Looking further back in history to the Global Financial Crisis, this isn’t the first time that investors have returned to the island as fast as they left. Singaporean investment volumes recovered to within 4% of pre-crisis levels as early as 2010, a feat only matched by Tokyo. Most of the other global cities – New York, London, Paris, and Sydney – only came within touching distance of pre-GFC volumes by around 2014-15, while Los Angeles and San Francisco took even longer.

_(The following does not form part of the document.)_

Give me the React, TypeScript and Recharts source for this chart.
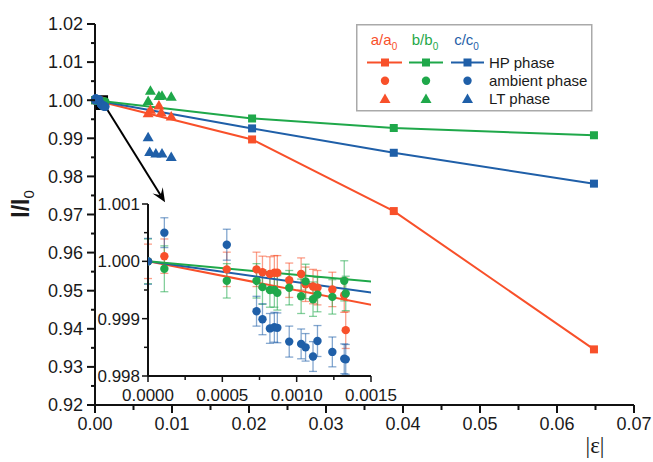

Crucially, most of the investment during that recovery period was dominated by domestic investors. The global investors that had splashed out in 2007-08 largely missed out on the resurgence shortly after the GFC. One of the few global investors that did feature – AEW – bought the Robinson Point building in late 2010 for just over S$200 million, and sold it within two years at a 40% mark-up.
It’s perhaps little wonder then that Singapore’s recovery this round has been driven by a torrent of cross-border capital, which has made up more than half of this year’s transaction outlay. The $5.3 billion of overseas investment garnered so far in 2021 puts Singapore above the likes of New York and Tokyo, a remarkable feat considering how much smaller its investment market is.
While global institutional players have grown their appetite for Singaporean commercial real estate in the latter half of the last decade, Singaporean players have also been increasingly looking abroad for deals. This confluence of strong inbound and outbound flows to and from Singapore, is what makes Singapore’s commercial real estate market so liquid and so volatile at the same time.